E.  No Third-Party Rights. Nothing in this Agreement, express or implied, is intended to or shall confer upon any person or entity (other than the parties hereto) any right, benefit, or remedy of any nature whatsoever under or by reason of this Agreement.

F.  Governing Law and Dispute Resolution.  If a dispute, cause of action, or alleged breach of this Agreement arises, the parties agree to first attempt to resolve such informally before bringing any lawsuit unless such dispute, cause of action, or alleged breach presents an imminent injury or harm in which case, a lawsuit, declaratory judgment, injunction, or other legal action may be initiated immediately by either party. This Agreement shall be governed by, construed, and enforced in accordance with the laws of the State of Texas without regard to conflicts of law principles and venue shall be in Harris County, Texas.

G.  Non-Exclusivity. Company acknowledges that BizWorth may engage in other business activities during the term of this Agreement and may be employed or retained by others. Company acknowledges that BizWorth enters into similar agreements with parties other than Company for services the same as or similar to those Company provides. 

H.  Injunction. Each Party agrees that breach of Section 8 (Confidentiality) or a Party’s violation of data protection requirements would cause the non-breaching party irreparable injury, for which monetary damages would not provide adequate compensation, and that in addition to any other remedy, the injured party will be entitled to injunctive relief against such breach or threatened breach, without proving actual damage or posting a bond or other security.

I.  Return of Property. Upon a disclosing Party’s request or upon termination of an Engagement Letter and subject to BizWorth’s professional requirements as incorporated into BizWorth’s data destruction policy, the receiving Party will return to disclosing Party all property placed in the receiving Party’s possession or control pursuant to this Agreement.

J.  Interpretation. This Agreement will be construed as a whole according to the fair meaning of its language and, regardless of who is responsible for its original drafting, will not be construed for or against either party.

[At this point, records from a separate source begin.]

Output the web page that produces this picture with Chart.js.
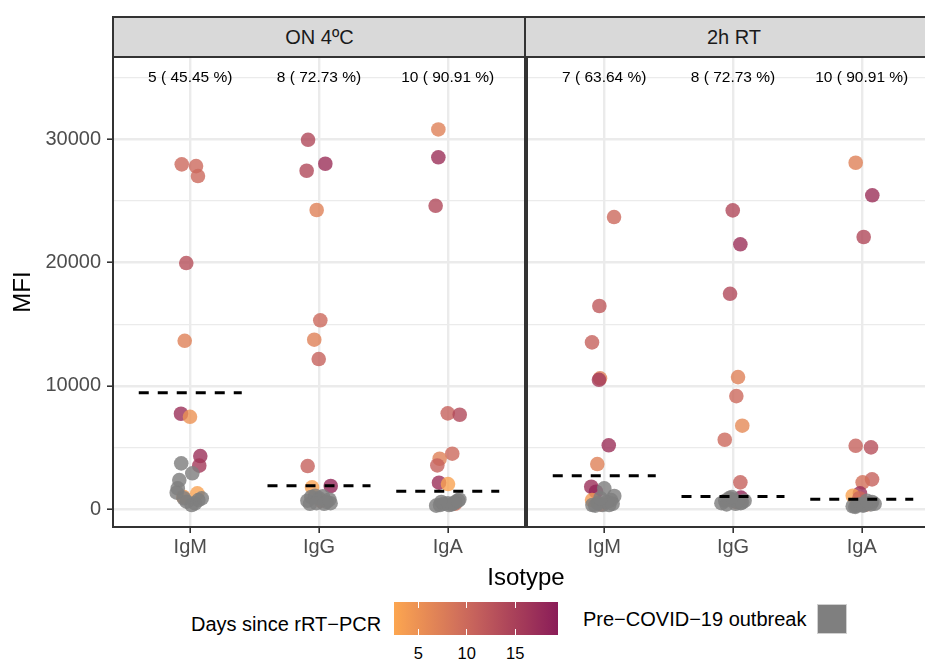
<!DOCTYPE html>
<html>
<head>
<meta charset="utf-8">
<script src="https://cdn.jsdelivr.net/npm/chart.js@4/dist/chart.umd.min.js"></script>
<style>
  html, body { margin: 0; padding: 0; background: #fff; }
  body { width: 925px; height: 661px; overflow: hidden; position: relative;
         font-family: "Liberation Sans", Arial, sans-serif; }
  canvas { position: absolute; }
  .strip { position: absolute; top: 16px; height: 42px; box-sizing: border-box;
           background: #D9D9D9; border: 2px solid #333; display: flex;
           align-items: center; justify-content: center; font-size: 20px; color: #1A1A1A; }
  .txt { position: absolute; white-space: nowrap; color: #000; }
</style>
</head>
<body>
<div class="strip" style="left:112px; width:415px;" id="strip0"></div>
<div class="strip" style="left:524px; width:420px;" id="strip1"></div>
<canvas id="panel0" width="527" height="520" style="left:0; top:50px;"></canvas>
<canvas id="panel1" width="414" height="520" style="left:525px; top:50px;"></canvas>
<div class="txt" style="left:0; width:1052px; top:562px; font-size:24px; line-height:29px; text-align:center;">Isotype</div>
<div class="txt" style="left:191px; top:612px; font-size:20px; line-height:24px;">Days since rRT−PCR</div>
<div id="colorbar" style="position:absolute; left:394px; top:602px; width:164px; height:33px;"></div>
<div id="cbLabels"></div>
<div class="txt" style="left:583px; top:607px; font-size:20px; line-height:24px;">Pre−COVID−19 outbreak</div>
<div style="position:absolute; left:817px; top:604px; width:30px; height:30px; box-sizing:border-box; background:#7F7F7F; border:1px solid #D0D0D0;"></div>

<script>
// facets and categories
const conditions = ["ON 4ºC", "2h RT"];
const isotypes = ["IgM", "IgG", "IgA"];
const positiveLabels = [
  ["5 ( 45.45 %)", "8 ( 72.73 %)", "10 ( 90.91 %)"],
  ["7 ( 63.64 %)", "8 ( 72.73 %)", "10 ( 90.91 %)"]
];
const labelY = 35000;
const yTicks = [0, 5000, 10000, 15000, 20000, 25000, 30000, 35000];
const dayTicks = [5, 10, 15];
const dayRange = [2.5, 19.4];

// cut-off per isotype
const onCutoffs = [9450, 1910, 1460];
const rtCutoffs = [2720, 1050, 810];

// ON 4ºC - COVID-19 samples (x = isotype index + jitter)
const onPosX = [-0.066, 0.045, 0.060, -0.031, -0.043, -0.072, -0.002, 0.078, 0.070, 0.055, -0.054,
  0.915, 1.049, 0.904, 0.982, 1.010, 0.963, 0.998, 0.912, 0.946, 1.091, 1.014,
  1.927, 1.927, 1.906, 2.000, 2.093, 2.035, 1.937, 1.919, 1.932, 2.002, 2.056];
const onPosY = [27960, 27820, 27010, 19960, 13660, 7750, 7500, 4320, 3540, 1300, 1020,
  29950, 28010, 27440, 24260, 15320, 13750, 12180, 3510, 1780, 1890, 700,
  30790, 28530, 24600, 7780, 7670, 4510, 4100, 3560, 2160, 2050, 450];
const onPosDays = [10, 10, 10, 13, 7, 17, 5, 17, 16, 3, 4,
  14, 17, 14, 7, 10, 7, 11, 11, 3, 18, 8,
  7, 17, 14, 11, 14, 10, 7, 11, 17, 3, 9];

// ON 4ºC - pre-COVID samples
const onPreX = [-0.070, 0.016, -0.085, -0.097, -0.105, -0.028, 0.037, 0.089, 0.011, 0.063, -0.050,
  0.91, 0.94, 0.97, 1.00, 1.03, 1.06, 1.09, 0.93, 0.98, 1.04, 1.08,
  1.91, 1.94, 1.97, 2.00, 2.03, 2.06, 2.09, 1.95, 2.01, 2.05, 2.08];
const onPreY = [3730, 2920, 2370, 1700, 1350, 620, 490, 890, 350, 750, 900,
  700, 1000, 1100, 900, 1050, 600, 500, 450, 500, 450, 800,
  300, 350, 450, 500, 400, 600, 800, 600, 350, 500, 700];

// 2h RT - COVID-19 samples
const rtPosX = [0.076, -0.038, -0.095, -0.033, -0.041, 0.035, -0.054, -0.101, -0.064, -0.095, -0.025,
  0.998, 1.057, 0.977, 1.039, 1.026, 1.072, 0.936, 1.057, 1.062, 0.969, 1.023,
  1.953, 2.082, 2.015, 1.953, 2.072, 2.080, 2.007, 1.986, 1.930, 1.981, 2.040];
const rtPosY = [23690, 16480, 13530, 10620, 10500, 5190, 3670, 1830, 1430, 750, 400,
  24230, 21480, 17470, 10720, 9180, 6780, 5640, 2190, 950, 800, 600,
  28090, 25450, 22070, 5150, 5020, 2430, 2190, 1300, 1100, 900, 400];
const rtPosDays = [10, 12, 11, 7, 16, 17, 7, 17, 18, 4, 9,
  14, 17, 14, 7, 10, 6, 10, 11, 18, 4, 9,
  7, 17, 14, 11, 13, 11, 9, 17, 3, 10, 8];

// 2h RT - pre-COVID samples
const rtPreX = [0.000, 0.078, 0.053, -0.092, -0.014, 0.038, -0.051, 0.020, -0.070, 0.065, -0.030,
  0.91, 0.94, 0.97, 1.00, 1.03, 1.06, 1.09, 0.95, 1.02, 1.07, 0.99,
  1.93, 1.96, 1.99, 2.02, 2.05, 2.08, 2.10, 1.95, 2.01, 2.07, 2.04];
const rtPreY = [1700, 1080, 750, 350, 350, 350, 490, 600, 300, 450, 900,
  500, 700, 900, 800, 600, 500, 700, 400, 450, 550, 1000,
  250, 300, 400, 350, 500, 600, 450, 200, 300, 400, 700];

// colour scale for days
const colourStops = [[0, [252, 166, 80]], [0.45, [203, 104, 92]], [1, [138, 28, 88]]];
function dayColour(d, alpha) {
  let t = (d - dayRange[0]) / (dayRange[1] - dayRange[0]);
  t = Math.max(0, Math.min(1, t));
  let i = 0;
  while (i < colourStops.length - 2 && t > colourStops[i + 1][0]) i++;
  const [t0, c0] = colourStops[i];
  const [t1, c1] = colourStops[i + 1];
  const f = (t - t0) / (t1 - t0);
  const c = c0.map((v, k) => Math.round(v + (c1[k] - v) * f));
  return alpha === undefined ? `rgb(${c.join(",")})` : `rgba(${c.join(",")},${alpha})`;
}

Chart.defaults.font.family = '"Liberation Sans", Arial, sans-serif';

const panelBorder = {
  id: "panelBorder",
  afterDraw(chart) {
    const { ctx, chartArea: a } = chart;
    ctx.save();
    ctx.strokeStyle = "#333";
    ctx.lineWidth = 2;
    ctx.strokeRect(a.left, a.top, a.right - a.left, a.bottom - a.top);
    ctx.restore();
  }
};

const countLabels = {
  id: "countLabels",
  afterDatasetsDraw(chart, args, opts) {
    const { ctx, scales } = chart;
    ctx.save();
    ctx.font = '15.5px "Liberation Sans", Arial, sans-serif';
    ctx.fillStyle = "#000";
    ctx.textAlign = "center";
    ctx.textBaseline = "middle";
    opts.labels.forEach((txt, i) => {
      ctx.fillText(txt, scales.x.getPixelForValue(i), scales.y.getPixelForValue(labelY));
    });
    ctx.restore();
  }
};

function noPad(s) {
  s.paddingTop = 0;
  s.paddingBottom = 0;
  s.paddingLeft = 0;
  s.paddingRight = 0;
}

function makePanel(canvasId, p, posX, posY, posDays, preX, preY, cutoffs, labels) {
  const datasets = [];
  cutoffs.forEach((c, i) => {
    datasets.push({
      data: [{ x: i - 0.4, y: c }, { x: i + 0.4, y: c }],
      showLine: true,
      borderColor: "#000",
      borderWidth: 3,
      borderDash: [10, 9],
      pointRadius: 0
    });
  });
  datasets.push({
    data: preX.map((x, i) => ({ x: x, y: preY[i] })),
    backgroundColor: "rgba(127,127,127,0.82)",
    borderWidth: 0,
    pointRadius: 7.3
  });
  datasets.push({
    data: posX.map((x, i) => ({ x: x, y: posY[i] })),
    backgroundColor: posDays.map(d => dayColour(d, 0.8)),
    borderWidth: 0,
    pointRadius: 7.3
  });

  const first = p === 0;
  return new Chart(document.getElementById(canvasId).getContext("2d"), {
    type: "scatter",
    data: { datasets: datasets },
    options: {
      responsive: false,
      animation: false,
      events: [],
      layout: {
        autoPadding: false,
        padding: { top: 7, left: first ? 0 : 2, right: first ? 2 : 0, bottom: 0 }
      },
      plugins: {
        legend: { display: false },
        tooltip: { enabled: false },
        countLabels: { labels: labels }
      },
      scales: {
        x: {
          type: "linear",
          min: -0.6,
          max: 2.6,
          afterBuildTicks: s => { s.ticks = isotypes.map((_, i) => ({ value: i })); },
          afterFit: s => { s.height = 43; noPad(s); },
          ticks: {
            callback: v => isotypes[v],
            color: "#4D4D4D",
            font: { size: 20 },
            padding: 2,
            maxRotation: 0,
            autoSkip: false
          },
          grid: { color: "#EBEBEB", lineWidth: 2.4, tickLength: 6, tickColor: "#333", tickWidth: 1.6 },
          border: { display: false }
        },
        y: {
          min: -1430,
          max: 36660,
          afterBuildTicks: s => { s.ticks = yTicks.map(v => ({ value: v })); },
          afterFit: s => { s.width = first ? 113 : 0; noPad(s); },
          ticks: {
            display: first,
            callback: v => (v % 10000 === 0 ? v : ""),
            color: "#4D4D4D",
            font: { size: 20 },
            padding: 6,
            autoSkip: false
          },
          title: {
            display: first,
            text: "MFI",
            color: "#000",
            font: { size: 24 },
            padding: { top: 9, bottom: 0 }
          },
          grid: {
            color: "#EBEBEB",
            lineWidth: c => (c.tick && c.tick.value % 10000 === 0 ? 2.4 : 1.2),
            drawTicks: first,
            tickLength: 6,
            tickColor: c => (c.tick && c.tick.value % 10000 === 0 ? "#333" : "rgba(0,0,0,0)"),
            tickWidth: 1.6
          },
          border: { display: false }
        }
      }
    },
    plugins: [countLabels, panelBorder]
  });
}

makePanel("panel0", 0, onPosX, onPosY, onPosDays, onPreX, onPreY, onCutoffs, positiveLabels[0]);
makePanel("panel1", 1, rtPosX, rtPosY, rtPosDays, rtPreX, rtPreY, rtCutoffs, positiveLabels[1]);

// strips
conditions.forEach((c, i) => { document.getElementById("strip" + i).textContent = c; });

// colour bar legend
const bar = document.getElementById("colorbar");
const gradStops = [];
for (let k = 0; k <= 10; k++) {
  const d = dayRange[0] + (dayRange[1] - dayRange[0]) * k / 10;
  gradStops.push(`${dayColour(d)} ${k * 10}%`);
}
bar.style.background = `linear-gradient(to right, ${gradStops.join(", ")})`;
const cbLabels = document.getElementById("cbLabels");
dayTicks.forEach(d => {
  const pos = (d - dayRange[0]) / (dayRange[1] - dayRange[0]) * 164;
  ["0px", "27px"].forEach(top => {
    const t = document.createElement("div");
    t.style.cssText = `position:absolute; left:${pos - 0.5}px; top:${top}; width:1px; height:6px; background:#fff;`;
    bar.appendChild(t);
  });
  const lab = document.createElement("div");
  lab.className = "txt";
  lab.style.cssText += `left:${394 + pos - 20}px; width:40px; text-align:center; top:643px; font-size:16.5px; line-height:20px;`;
  lab.textContent = d;
  cbLabels.appendChild(lab);
});
</script>
</body>
</html>
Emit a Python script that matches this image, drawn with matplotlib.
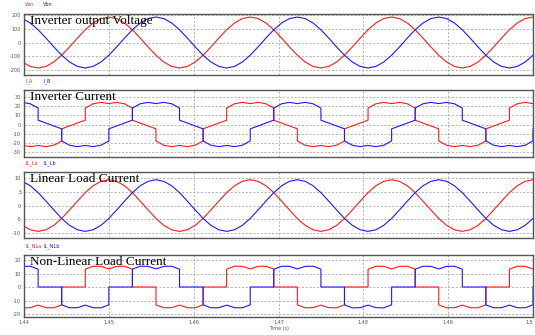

K.  Counterparts. This Agreement may be executed in two (2) or more counterparts, each of which will be considered an original, but all of which together will constitute one and the same instrument.

L.  Electronic Signatures. Signature pages may be signed manually or electronically and may be transmitted by facsimile or another secure mode of transmission. Electronic signatures and electronically transmitted signatures shall have the same legal effect as an original. 

M.  Data Protection and Security Requirements. Where a Party has (i) access to software or systems collecting, storing, or processing Personal Data (defined herein as any information related to an identified or identifiable living person), on a Party’s networks or hosted externally to a Party’s environment; or (ii) access to data extracted from a Party’s systems, each Party will work in good faith to establish data protection requirements set forth by the other Party.

N.  Publicity. Each Party hereby grants to the other the Party the express right to use BizWorth’s company logo and/or Company’s logo and/or name in its quarterly press releases, investor/customer presentations, social media, and its website to identify Company as a BizWorth customer or for Company to identify BizWorth as its valuation partner. Other than as expressly stated herein, neither Party shall use the other Party’s name and/or logos without the prior written permission of the other Party.

O.  Reports Sold Separately. Because valuation reports are customized to the unique needs of each business, reports are sold separately and are not included with a Valuation Partner Program subscription.